One of my favorite quotes is, “You practice and practice until you get lucky.” I was doing a lot of theater in NYC – tiny venues and very random parts. I had a fulltime job in advertising and would do theater in the evenings and was lucky enough to meet both my manager and agent in the audiences. My first TV audition was for Law & Order – it was one of their first big parts for a South Asian woman and I booked it. After your first gig, things become a little easier. Acting is a game of snakes and ladders and if you’re a woman of colour, let’s just say there are a whole lot more snakes in the game. There’s a lot of stereotyping, there’s such a limited number of roles available to ethnic actors, which is why Priyanka Chopra’s leading role in Quantico is actually such a big deal.
You’ve been away from Indian cinema since ‘Delhi Belly’. Is there any work that will bring you back to Mumbai?
If I come across another script written as well as Delhi Belly, I’d be on a plane in an instant. There are so many great directors I’m dying to work with, like Vishal Bhardwaj and Ashim Ahluwalia. But right now, there’s nothing in the works.
What else are you working on?
I have a couple of releases this year. I have The Circle, which was directed by the genius James Ponsoldt. Growing up Smith, directed by Frank Lotito, is a movie I’m extraordinarily proud of and then there’s Daisy Winters and Carrie Pillby due out very soon.

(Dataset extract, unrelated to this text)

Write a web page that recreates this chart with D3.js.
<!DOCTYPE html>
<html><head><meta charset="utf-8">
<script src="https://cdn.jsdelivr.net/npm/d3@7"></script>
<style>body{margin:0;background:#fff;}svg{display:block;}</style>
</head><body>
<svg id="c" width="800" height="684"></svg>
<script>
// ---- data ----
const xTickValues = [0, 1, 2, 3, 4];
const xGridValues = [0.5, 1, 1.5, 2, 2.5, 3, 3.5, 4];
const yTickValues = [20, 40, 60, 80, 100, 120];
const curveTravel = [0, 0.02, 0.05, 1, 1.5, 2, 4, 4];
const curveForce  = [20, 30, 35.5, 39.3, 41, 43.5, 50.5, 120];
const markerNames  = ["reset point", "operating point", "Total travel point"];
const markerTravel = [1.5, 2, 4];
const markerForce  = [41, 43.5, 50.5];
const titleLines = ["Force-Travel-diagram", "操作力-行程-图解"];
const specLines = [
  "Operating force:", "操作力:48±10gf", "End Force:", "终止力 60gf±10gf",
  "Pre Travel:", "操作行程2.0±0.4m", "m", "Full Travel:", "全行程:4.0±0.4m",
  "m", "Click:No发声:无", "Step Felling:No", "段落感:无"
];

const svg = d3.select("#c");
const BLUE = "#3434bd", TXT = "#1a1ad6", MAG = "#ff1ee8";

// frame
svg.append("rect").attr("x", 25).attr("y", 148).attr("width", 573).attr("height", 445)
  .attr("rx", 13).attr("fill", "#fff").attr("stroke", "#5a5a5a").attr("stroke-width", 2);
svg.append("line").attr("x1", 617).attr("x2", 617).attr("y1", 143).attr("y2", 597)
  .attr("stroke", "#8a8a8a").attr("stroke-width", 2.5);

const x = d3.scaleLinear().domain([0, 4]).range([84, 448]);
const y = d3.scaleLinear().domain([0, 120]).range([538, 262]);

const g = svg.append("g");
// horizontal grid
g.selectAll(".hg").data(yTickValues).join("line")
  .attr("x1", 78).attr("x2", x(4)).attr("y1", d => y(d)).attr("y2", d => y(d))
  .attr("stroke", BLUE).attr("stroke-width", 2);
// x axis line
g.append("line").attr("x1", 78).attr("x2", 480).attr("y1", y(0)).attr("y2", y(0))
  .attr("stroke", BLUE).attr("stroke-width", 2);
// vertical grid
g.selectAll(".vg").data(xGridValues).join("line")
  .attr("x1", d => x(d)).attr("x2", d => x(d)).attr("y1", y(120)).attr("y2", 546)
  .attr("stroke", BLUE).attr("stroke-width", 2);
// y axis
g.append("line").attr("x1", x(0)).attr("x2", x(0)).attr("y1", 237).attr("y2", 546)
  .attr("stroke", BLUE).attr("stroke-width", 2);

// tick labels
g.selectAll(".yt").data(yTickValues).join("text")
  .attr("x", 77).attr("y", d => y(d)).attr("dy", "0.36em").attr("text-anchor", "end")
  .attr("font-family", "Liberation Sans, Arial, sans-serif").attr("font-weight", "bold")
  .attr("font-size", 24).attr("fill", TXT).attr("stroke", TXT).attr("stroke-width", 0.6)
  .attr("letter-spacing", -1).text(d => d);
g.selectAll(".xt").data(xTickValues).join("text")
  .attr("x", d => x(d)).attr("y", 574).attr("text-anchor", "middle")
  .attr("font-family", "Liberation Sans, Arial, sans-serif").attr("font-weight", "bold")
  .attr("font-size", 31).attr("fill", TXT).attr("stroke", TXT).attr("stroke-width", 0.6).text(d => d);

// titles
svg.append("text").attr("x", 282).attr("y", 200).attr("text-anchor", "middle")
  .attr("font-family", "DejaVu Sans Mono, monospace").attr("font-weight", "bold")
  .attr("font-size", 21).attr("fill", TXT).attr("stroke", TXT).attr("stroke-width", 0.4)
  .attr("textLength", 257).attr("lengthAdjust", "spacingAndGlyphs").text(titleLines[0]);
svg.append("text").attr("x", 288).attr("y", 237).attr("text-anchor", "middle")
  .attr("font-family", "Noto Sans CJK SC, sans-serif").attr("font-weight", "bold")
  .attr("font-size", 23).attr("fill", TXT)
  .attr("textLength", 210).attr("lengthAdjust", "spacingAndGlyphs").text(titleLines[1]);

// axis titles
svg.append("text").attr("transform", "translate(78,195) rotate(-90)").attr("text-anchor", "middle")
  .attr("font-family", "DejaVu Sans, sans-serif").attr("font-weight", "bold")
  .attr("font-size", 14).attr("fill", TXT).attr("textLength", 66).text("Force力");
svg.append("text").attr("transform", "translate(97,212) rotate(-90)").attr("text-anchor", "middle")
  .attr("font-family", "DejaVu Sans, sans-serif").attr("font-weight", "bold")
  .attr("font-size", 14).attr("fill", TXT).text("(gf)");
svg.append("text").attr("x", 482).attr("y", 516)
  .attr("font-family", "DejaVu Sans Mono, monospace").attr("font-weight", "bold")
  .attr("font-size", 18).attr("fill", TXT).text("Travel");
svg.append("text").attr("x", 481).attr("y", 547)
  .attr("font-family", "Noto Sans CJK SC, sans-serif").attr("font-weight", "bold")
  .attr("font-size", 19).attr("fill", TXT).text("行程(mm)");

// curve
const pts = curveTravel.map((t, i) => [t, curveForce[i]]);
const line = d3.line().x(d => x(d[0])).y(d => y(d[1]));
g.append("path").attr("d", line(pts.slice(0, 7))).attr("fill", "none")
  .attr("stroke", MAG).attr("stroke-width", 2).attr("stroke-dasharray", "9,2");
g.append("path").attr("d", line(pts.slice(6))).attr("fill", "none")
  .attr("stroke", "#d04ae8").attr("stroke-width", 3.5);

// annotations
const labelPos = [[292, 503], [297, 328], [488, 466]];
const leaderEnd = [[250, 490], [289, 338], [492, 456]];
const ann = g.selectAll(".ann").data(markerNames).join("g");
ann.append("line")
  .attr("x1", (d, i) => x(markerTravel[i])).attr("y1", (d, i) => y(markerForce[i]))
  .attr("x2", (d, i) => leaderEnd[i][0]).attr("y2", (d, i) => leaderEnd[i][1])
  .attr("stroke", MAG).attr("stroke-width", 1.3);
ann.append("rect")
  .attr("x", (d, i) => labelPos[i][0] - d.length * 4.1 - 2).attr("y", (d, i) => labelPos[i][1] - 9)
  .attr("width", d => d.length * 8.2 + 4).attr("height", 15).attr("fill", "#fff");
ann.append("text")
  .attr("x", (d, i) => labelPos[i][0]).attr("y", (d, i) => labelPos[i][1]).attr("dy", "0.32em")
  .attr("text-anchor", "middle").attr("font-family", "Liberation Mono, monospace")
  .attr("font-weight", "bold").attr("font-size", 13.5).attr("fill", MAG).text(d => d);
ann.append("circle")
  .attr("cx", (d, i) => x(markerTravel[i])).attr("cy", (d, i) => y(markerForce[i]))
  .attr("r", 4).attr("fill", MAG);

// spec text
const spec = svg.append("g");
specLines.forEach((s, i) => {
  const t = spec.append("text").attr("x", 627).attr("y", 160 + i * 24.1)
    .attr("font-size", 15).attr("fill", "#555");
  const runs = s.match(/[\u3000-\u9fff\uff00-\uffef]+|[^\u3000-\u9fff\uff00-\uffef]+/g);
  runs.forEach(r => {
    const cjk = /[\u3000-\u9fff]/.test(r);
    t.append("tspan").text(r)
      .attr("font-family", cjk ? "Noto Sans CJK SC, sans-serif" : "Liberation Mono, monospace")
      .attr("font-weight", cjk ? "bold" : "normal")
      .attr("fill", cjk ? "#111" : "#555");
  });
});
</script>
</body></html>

What prompts you to choose a movie, show or play?
Usually the writing is what draws me into a project. Creating Nirbhaya was different – that play came out of a deep desire to break the silence on sexual violence. It was a time when the streets of India rose and everyone said, “Enough is enough.” The play was part of that wave of protest. The experience of creating a play with Yael Farber that reflected the turmoil of our times was an incredible experience. It’s hard to go back to theater after doing something like that.
Are you also looking at helming your own projects?
I think about it all the time. The trap you fall into as an actor is that you can wait your life away. It'll happen soon.